● Problem to work on: In the material below, find each line holding the string "script" and copy it.

● Extracted information:
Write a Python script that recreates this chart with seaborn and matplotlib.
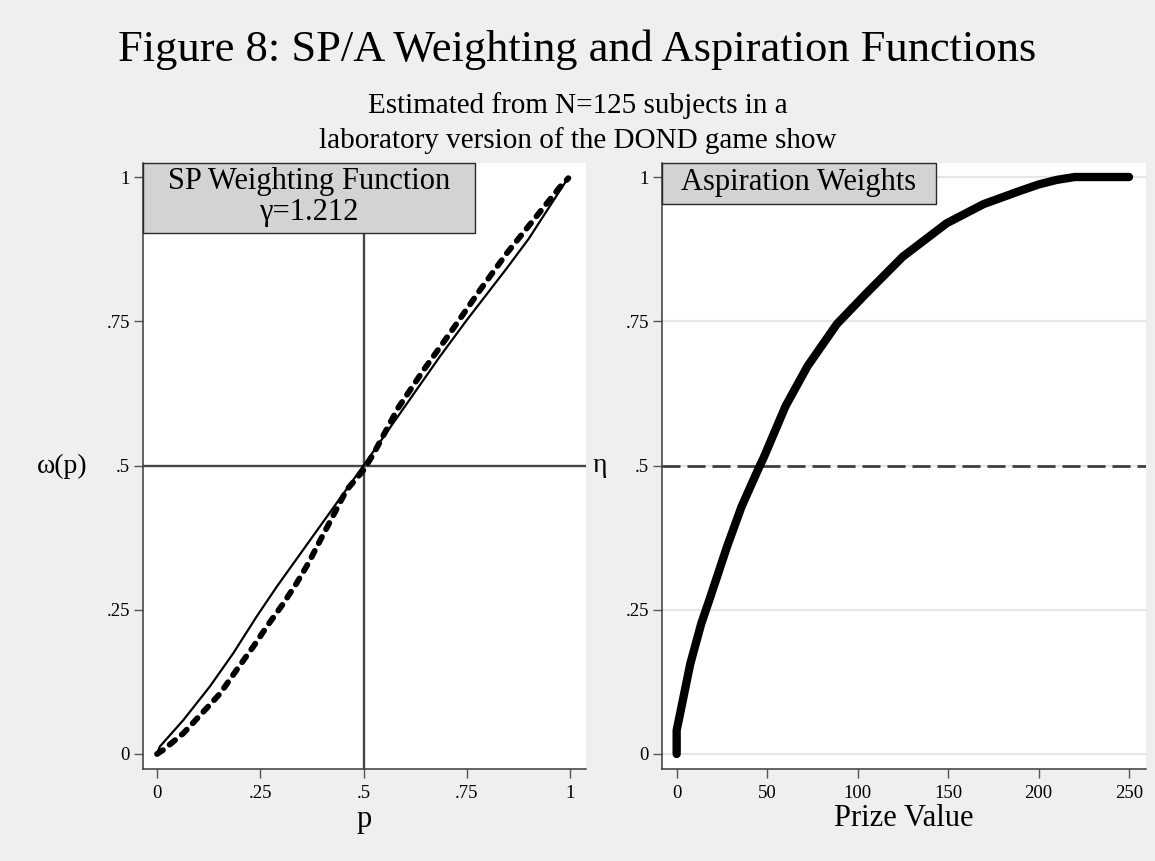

---

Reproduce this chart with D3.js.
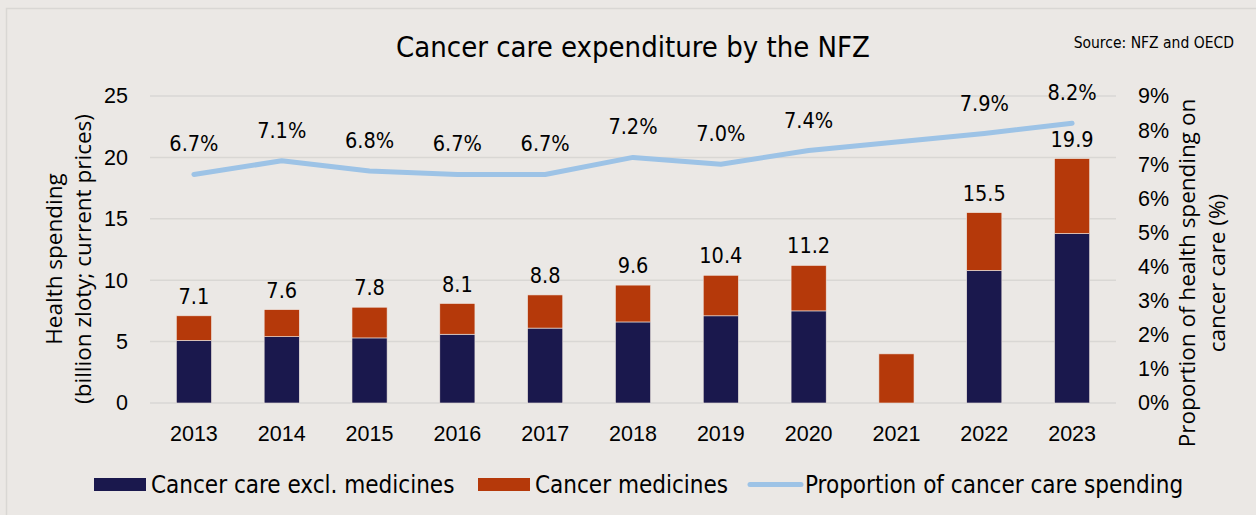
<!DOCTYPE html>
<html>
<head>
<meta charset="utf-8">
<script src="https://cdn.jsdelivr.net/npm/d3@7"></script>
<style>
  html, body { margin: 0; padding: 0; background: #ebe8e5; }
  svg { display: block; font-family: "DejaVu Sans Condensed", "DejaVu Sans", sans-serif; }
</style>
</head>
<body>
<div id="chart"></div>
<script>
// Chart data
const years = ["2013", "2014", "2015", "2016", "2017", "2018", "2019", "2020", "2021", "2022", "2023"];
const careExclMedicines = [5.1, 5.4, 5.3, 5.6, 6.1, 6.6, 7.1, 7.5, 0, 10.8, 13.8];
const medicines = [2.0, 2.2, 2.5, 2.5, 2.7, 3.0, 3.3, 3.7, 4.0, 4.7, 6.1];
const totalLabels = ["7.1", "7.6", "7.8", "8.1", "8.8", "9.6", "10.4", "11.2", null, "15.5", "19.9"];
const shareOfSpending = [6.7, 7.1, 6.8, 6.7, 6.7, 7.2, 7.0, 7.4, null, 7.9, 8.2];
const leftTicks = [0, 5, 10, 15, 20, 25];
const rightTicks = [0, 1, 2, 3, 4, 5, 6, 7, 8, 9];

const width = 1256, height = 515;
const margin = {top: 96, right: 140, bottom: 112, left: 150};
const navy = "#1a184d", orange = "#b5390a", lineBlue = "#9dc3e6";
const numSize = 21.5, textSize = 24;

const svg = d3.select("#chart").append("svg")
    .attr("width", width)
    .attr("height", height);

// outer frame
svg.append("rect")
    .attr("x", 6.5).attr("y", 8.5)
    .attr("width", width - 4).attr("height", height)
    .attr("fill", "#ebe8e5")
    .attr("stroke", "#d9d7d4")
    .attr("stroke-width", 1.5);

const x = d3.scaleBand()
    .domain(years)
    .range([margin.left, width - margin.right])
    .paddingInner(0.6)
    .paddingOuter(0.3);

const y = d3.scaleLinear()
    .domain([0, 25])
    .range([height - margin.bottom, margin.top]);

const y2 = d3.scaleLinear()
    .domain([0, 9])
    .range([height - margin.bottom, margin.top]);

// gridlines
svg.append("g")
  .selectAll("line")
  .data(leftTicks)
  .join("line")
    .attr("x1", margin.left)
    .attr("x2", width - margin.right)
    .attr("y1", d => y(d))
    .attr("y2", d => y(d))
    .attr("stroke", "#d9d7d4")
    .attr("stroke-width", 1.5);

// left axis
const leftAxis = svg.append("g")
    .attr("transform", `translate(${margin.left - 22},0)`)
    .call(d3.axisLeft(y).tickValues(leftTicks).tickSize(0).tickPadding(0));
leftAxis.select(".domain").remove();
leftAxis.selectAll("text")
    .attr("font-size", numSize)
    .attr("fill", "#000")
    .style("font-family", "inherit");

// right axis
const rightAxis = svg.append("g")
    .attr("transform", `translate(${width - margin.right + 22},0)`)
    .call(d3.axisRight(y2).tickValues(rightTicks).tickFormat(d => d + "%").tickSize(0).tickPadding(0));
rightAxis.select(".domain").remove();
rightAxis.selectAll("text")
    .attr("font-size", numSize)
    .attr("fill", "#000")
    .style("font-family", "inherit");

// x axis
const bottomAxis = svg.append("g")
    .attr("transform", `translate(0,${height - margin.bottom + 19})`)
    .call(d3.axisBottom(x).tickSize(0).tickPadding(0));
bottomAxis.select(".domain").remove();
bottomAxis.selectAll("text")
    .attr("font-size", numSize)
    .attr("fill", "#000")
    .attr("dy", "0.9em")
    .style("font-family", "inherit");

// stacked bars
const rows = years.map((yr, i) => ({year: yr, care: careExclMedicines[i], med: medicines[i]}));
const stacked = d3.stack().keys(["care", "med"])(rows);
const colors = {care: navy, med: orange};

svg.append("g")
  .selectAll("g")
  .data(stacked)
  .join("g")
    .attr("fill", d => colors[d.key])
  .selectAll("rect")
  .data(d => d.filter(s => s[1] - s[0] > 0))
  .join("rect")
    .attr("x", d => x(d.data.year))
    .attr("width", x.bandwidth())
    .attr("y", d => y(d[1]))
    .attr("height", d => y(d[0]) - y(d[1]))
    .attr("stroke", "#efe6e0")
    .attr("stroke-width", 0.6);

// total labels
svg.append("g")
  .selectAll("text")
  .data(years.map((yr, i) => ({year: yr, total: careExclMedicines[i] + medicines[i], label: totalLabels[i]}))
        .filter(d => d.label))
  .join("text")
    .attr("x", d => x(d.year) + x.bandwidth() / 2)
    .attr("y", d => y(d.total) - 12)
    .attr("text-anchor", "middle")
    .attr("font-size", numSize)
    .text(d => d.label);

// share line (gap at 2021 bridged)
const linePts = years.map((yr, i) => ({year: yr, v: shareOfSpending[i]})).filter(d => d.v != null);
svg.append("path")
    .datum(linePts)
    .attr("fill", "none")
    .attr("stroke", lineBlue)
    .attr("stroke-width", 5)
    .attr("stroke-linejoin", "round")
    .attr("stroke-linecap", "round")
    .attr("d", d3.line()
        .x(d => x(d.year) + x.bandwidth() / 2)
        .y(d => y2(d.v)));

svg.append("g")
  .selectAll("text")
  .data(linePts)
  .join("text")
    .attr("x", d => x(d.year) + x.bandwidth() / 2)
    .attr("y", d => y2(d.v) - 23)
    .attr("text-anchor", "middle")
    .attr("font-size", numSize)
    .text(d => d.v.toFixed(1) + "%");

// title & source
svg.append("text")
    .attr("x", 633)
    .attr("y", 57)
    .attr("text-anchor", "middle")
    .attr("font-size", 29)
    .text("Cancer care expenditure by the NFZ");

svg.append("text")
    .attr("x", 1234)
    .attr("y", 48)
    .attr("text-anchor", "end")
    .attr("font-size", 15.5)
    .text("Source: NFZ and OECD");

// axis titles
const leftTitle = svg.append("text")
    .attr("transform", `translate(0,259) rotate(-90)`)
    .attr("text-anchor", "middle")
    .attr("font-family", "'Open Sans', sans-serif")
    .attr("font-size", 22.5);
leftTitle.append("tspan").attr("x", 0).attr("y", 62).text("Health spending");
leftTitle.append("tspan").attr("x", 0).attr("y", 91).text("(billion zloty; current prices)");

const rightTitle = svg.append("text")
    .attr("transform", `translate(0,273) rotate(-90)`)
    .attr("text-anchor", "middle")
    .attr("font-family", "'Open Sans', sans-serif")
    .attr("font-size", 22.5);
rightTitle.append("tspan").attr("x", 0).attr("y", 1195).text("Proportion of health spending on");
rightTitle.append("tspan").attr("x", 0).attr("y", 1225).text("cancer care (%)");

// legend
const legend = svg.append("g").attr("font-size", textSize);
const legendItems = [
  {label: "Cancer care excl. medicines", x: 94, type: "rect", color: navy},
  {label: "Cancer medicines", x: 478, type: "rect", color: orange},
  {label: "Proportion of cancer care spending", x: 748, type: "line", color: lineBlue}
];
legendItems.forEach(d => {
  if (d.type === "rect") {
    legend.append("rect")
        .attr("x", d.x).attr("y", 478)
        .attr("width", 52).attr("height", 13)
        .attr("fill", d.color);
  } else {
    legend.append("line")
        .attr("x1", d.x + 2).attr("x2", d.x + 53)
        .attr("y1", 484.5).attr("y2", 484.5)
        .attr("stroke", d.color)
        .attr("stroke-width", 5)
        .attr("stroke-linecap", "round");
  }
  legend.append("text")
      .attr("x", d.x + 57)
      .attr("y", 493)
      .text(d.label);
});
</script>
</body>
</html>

==

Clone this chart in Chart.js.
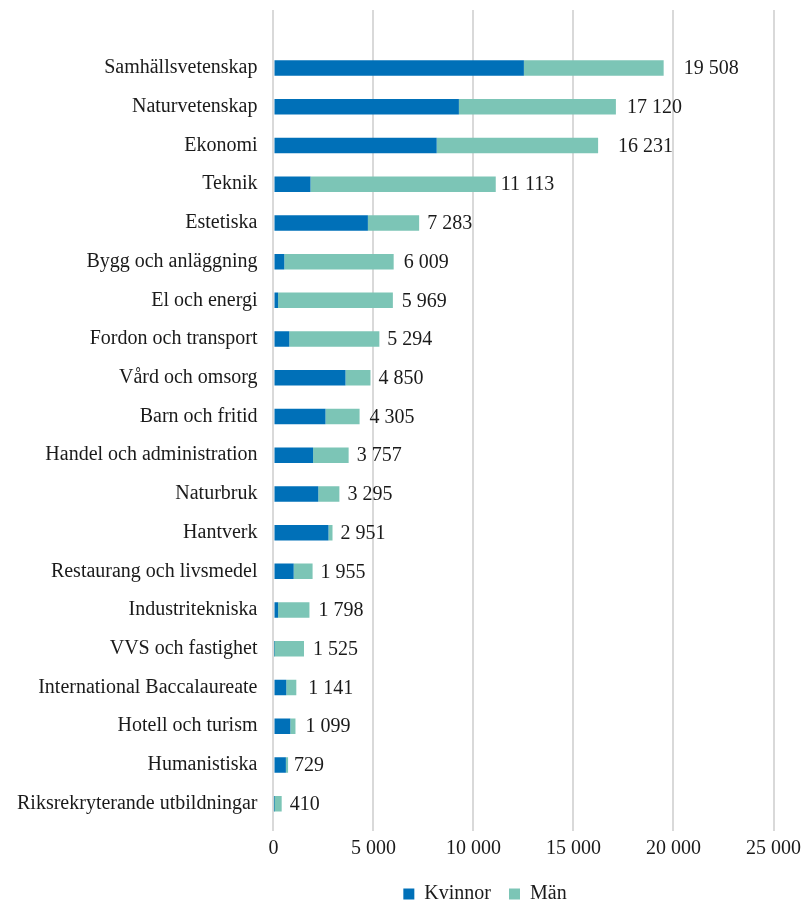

● Correct response:
Write a Python script that recreates this chart with seaborn and matplotlib.
<script src="https://cdn.jsdelivr.net/npm/d3@7"></script>
<script>
</script>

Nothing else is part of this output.